» Data shown:
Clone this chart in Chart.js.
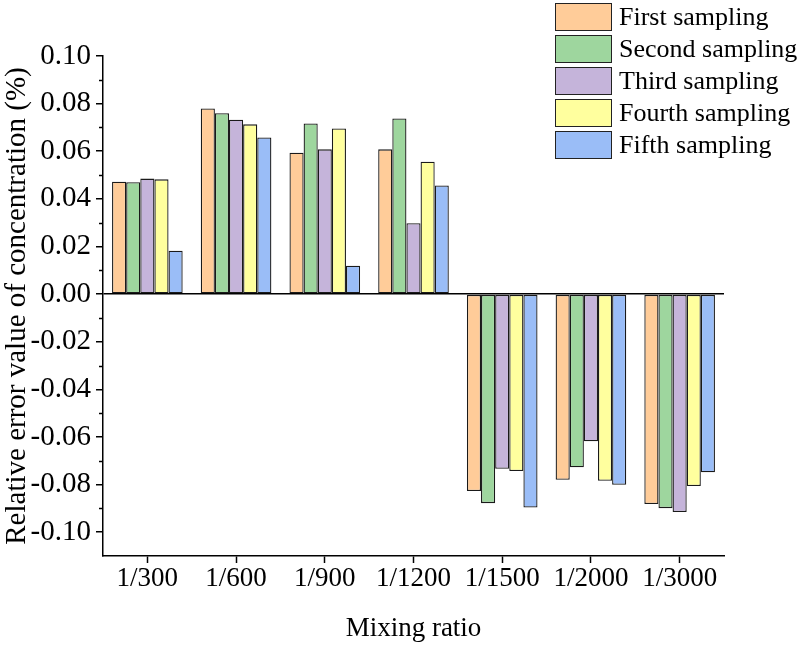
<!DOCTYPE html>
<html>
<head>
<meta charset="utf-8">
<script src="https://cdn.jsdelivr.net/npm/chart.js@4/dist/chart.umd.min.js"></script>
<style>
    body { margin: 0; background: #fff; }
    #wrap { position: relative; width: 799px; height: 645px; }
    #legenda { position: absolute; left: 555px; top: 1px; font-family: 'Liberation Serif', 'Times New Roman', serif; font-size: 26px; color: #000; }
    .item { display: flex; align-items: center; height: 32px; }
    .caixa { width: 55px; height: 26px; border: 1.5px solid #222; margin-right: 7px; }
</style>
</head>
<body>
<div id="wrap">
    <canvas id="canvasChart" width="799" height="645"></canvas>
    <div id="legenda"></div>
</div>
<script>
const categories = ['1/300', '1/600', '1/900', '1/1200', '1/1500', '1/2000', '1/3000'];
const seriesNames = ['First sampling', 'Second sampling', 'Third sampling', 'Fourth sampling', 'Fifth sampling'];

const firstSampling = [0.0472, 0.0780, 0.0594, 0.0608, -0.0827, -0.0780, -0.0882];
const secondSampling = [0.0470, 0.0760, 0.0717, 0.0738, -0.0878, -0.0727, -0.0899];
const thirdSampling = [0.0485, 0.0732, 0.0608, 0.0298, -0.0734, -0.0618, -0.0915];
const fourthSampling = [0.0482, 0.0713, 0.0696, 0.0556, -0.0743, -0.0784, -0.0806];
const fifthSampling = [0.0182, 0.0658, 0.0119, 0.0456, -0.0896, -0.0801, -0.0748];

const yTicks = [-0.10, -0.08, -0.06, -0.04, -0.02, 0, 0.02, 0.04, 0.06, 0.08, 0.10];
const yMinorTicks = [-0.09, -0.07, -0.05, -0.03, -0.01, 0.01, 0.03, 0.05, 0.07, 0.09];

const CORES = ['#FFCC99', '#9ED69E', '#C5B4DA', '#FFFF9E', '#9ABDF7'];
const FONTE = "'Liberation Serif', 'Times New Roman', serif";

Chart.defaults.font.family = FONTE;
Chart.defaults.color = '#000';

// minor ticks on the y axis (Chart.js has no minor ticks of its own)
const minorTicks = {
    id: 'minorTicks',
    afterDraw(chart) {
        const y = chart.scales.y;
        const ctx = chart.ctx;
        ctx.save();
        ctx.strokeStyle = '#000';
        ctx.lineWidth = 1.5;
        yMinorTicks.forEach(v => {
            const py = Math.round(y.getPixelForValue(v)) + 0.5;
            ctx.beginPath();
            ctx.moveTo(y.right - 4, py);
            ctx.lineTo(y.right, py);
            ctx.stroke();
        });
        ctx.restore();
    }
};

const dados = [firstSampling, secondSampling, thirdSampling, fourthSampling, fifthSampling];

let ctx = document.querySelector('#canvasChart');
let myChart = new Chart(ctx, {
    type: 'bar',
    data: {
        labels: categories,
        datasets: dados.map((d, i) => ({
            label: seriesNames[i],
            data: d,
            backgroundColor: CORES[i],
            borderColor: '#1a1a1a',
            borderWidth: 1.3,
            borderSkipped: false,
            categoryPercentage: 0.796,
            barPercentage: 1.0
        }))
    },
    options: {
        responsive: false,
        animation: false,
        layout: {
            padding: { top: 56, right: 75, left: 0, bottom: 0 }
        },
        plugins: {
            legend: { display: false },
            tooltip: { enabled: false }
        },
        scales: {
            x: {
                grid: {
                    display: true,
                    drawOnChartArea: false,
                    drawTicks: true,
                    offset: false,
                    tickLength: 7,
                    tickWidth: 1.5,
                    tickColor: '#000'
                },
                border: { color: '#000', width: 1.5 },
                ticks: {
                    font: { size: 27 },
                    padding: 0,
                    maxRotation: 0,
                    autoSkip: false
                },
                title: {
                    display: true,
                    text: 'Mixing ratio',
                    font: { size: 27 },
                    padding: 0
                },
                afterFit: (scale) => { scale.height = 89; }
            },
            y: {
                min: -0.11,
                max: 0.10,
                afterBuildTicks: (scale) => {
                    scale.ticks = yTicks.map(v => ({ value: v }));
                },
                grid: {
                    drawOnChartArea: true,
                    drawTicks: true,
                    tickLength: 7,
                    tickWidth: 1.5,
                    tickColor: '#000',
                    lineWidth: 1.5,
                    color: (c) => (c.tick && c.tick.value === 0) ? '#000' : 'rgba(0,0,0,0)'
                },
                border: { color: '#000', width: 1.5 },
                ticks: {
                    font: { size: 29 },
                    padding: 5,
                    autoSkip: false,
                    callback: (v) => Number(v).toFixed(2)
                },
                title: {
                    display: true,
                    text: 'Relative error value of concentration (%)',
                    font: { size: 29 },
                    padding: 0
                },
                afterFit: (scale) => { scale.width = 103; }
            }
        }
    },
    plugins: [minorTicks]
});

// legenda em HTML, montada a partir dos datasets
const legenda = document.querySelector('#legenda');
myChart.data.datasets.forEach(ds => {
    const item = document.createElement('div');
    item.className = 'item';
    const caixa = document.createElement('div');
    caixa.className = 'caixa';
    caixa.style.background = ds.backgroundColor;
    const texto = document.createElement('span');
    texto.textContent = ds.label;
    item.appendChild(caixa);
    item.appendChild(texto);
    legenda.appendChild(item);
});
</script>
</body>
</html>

» Request: Copy nothing but the lines from the top of the data down to the line containing "Chart.defaults.color = '#000';", and leave the pictures out.

» Task result:
Clone this chart in Chart.js.
<!DOCTYPE html>
<html>
<head>
<meta charset="utf-8">
<script src="https://cdn.jsdelivr.net/npm/chart.js@4/dist/chart.umd.min.js"></script>
<style>
    body { margin: 0; background: #fff; }
    #wrap { position: relative; width: 799px; height: 645px; }
    #legenda { position: absolute; left: 555px; top: 1px; font-family: 'Liberation Serif', 'Times New Roman', serif; font-size: 26px; color: #000; }
    .item { display: flex; align-items: center; height: 32px; }
    .caixa { width: 55px; height: 26px; border: 1.5px solid #222; margin-right: 7px; }
</style>
</head>
<body>
<div id="wrap">
    <canvas id="canvasChart" width="799" height="645"></canvas>
    <div id="legenda"></div>
</div>
<script>
const categories = ['1/300', '1/600', '1/900', '1/1200', '1/1500', '1/2000', '1/3000'];
const seriesNames = ['First sampling', 'Second sampling', 'Third sampling', 'Fourth sampling', 'Fifth sampling'];

const firstSampling = [0.0472, 0.0780, 0.0594, 0.0608, -0.0827, -0.0780, -0.0882];
const secondSampling = [0.0470, 0.0760, 0.0717, 0.0738, -0.0878, -0.0727, -0.0899];
const thirdSampling = [0.0485, 0.0732, 0.0608, 0.0298, -0.0734, -0.0618, -0.0915];
const fourthSampling = [0.0482, 0.0713, 0.0696, 0.0556, -0.0743, -0.0784, -0.0806];
const fifthSampling = [0.0182, 0.0658, 0.0119, 0.0456, -0.0896, -0.0801, -0.0748];

const yTicks = [-0.10, -0.08, -0.06, -0.04, -0.02, 0, 0.02, 0.04, 0.06, 0.08, 0.10];
const yMinorTicks = [-0.09, -0.07, -0.05, -0.03, -0.01, 0.01, 0.03, 0.05, 0.07, 0.09];

const CORES = ['#FFCC99', '#9ED69E', '#C5B4DA', '#FFFF9E', '#9ABDF7'];
const FONTE = "'Liberation Serif', 'Times New Roman', serif";

Chart.defaults.font.family = FONTE;
Chart.defaults.color = '#000';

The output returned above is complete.